>> Begin Data
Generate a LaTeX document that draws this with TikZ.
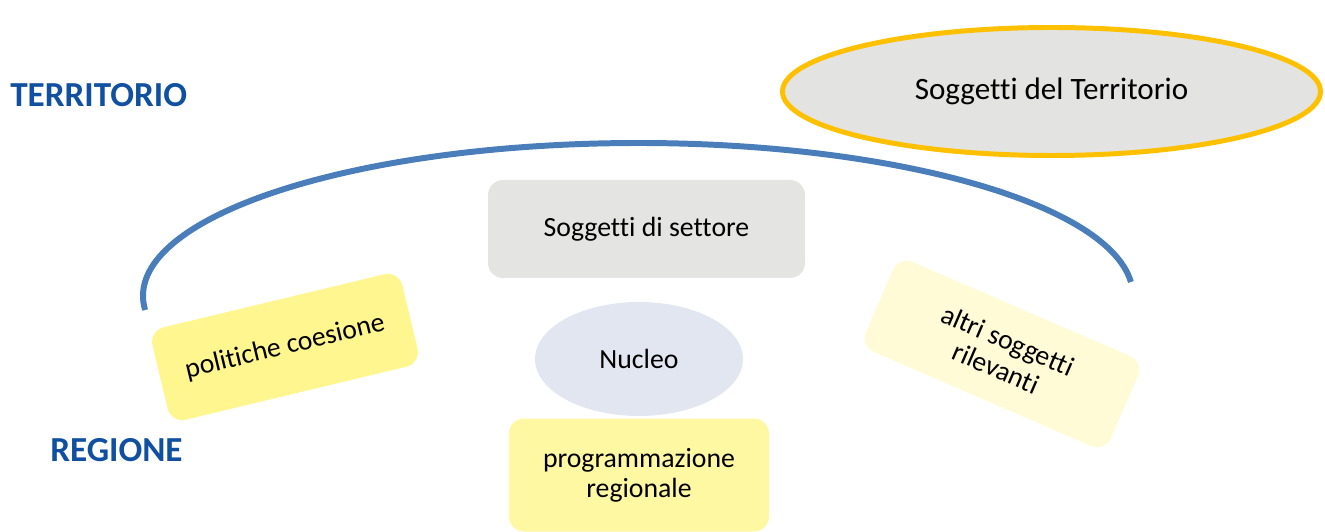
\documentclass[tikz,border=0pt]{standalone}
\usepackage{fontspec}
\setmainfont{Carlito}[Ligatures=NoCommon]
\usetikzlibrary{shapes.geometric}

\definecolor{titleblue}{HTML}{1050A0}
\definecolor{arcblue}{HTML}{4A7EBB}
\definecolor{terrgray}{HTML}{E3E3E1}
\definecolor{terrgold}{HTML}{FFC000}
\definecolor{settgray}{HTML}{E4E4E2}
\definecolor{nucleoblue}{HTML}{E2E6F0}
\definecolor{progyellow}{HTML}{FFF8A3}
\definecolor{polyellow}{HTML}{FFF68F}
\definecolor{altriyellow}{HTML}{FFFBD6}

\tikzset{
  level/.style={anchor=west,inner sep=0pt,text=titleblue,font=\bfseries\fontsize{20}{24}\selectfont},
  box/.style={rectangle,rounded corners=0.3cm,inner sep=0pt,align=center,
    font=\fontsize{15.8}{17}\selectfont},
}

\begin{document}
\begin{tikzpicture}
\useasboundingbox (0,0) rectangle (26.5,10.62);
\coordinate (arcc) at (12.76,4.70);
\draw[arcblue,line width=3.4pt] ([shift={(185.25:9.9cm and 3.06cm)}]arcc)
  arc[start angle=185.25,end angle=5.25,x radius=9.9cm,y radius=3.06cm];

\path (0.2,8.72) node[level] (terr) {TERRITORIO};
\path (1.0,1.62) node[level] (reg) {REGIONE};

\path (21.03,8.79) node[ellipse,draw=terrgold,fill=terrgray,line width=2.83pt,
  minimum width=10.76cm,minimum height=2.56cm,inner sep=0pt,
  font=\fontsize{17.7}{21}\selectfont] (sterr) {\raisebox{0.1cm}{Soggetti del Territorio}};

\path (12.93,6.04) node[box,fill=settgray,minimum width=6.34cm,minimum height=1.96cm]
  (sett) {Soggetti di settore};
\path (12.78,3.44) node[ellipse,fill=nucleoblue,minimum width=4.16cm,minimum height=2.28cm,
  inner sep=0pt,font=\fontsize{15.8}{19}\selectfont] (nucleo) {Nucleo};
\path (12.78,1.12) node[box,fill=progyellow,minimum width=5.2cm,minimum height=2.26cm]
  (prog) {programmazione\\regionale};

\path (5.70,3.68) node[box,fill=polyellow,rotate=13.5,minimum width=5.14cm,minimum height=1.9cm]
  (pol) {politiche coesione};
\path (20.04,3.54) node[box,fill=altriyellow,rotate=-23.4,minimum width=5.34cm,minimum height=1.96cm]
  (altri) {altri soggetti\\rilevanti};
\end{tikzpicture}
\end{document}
>> End Data
_The request_
Leave out the pictures and output the rest of the material exactly as written.

_Written solution_
Generate a LaTeX document that draws this with TikZ.
\documentclass[tikz,border=0pt]{standalone}
\usepackage{fontspec}
\setmainfont{Carlito}[Ligatures=NoCommon]
\usetikzlibrary{shapes.geometric}

\definecolor{titleblue}{HTML}{1050A0}
\definecolor{arcblue}{HTML}{4A7EBB}
\definecolor{terrgray}{HTML}{E3E3E1}
\definecolor{terrgold}{HTML}{FFC000}
\definecolor{settgray}{HTML}{E4E4E2}
\definecolor{nucleoblue}{HTML}{E2E6F0}
\definecolor{progyellow}{HTML}{FFF8A3}
\definecolor{polyellow}{HTML}{FFF68F}
\definecolor{altriyellow}{HTML}{FFFBD6}

\tikzset{
  level/.style={anchor=west,inner sep=0pt,text=titleblue,font=\bfseries\fontsize{20}{24}\selectfont},
  box/.style={rectangle,rounded corners=0.3cm,inner sep=0pt,align=center,
    font=\fontsize{15.8}{17}\selectfont},
}

\begin{document}
\begin{tikzpicture}
\useasboundingbox (0,0) rectangle (26.5,10.62);
\coordinate (arcc) at (12.76,4.70);
\draw[arcblue,line width=3.4pt] ([shift={(185.25:9.9cm and 3.06cm)}]arcc)
  arc[start angle=185.25,end angle=5.25,x radius=9.9cm,y radius=3.06cm];

\path (0.2,8.72) node[level] (terr) {TERRITORIO};
\path (1.0,1.62) node[level] (reg) {REGIONE};

\path (21.03,8.79) node[ellipse,draw=terrgold,fill=terrgray,line width=2.83pt,
  minimum width=10.76cm,minimum height=2.56cm,inner sep=0pt,
  font=\fontsize{17.7}{21}\selectfont] (sterr) {\raisebox{0.1cm}{Soggetti del Territorio}};

\path (12.93,6.04) node[box,fill=settgray,minimum width=6.34cm,minimum height=1.96cm]
  (sett) {Soggetti di settore};
\path (12.78,3.44) node[ellipse,fill=nucleoblue,minimum width=4.16cm,minimum height=2.28cm,
  inner sep=0pt,font=\fontsize{15.8}{19}\selectfont] (nucleo) {Nucleo};
\path (12.78,1.12) node[box,fill=progyellow,minimum width=5.2cm,minimum height=2.26cm]
  (prog) {programmazione\\regionale};

\path (5.70,3.68) node[box,fill=polyellow,rotate=13.5,minimum width=5.14cm,minimum height=1.9cm]
  (pol) {politiche coesione};
\path (20.04,3.54) node[box,fill=altriyellow,rotate=-23.4,minimum width=5.34cm,minimum height=1.96cm]
  (altri) {altri soggetti\\rilevanti};
\end{tikzpicture}
\end{document}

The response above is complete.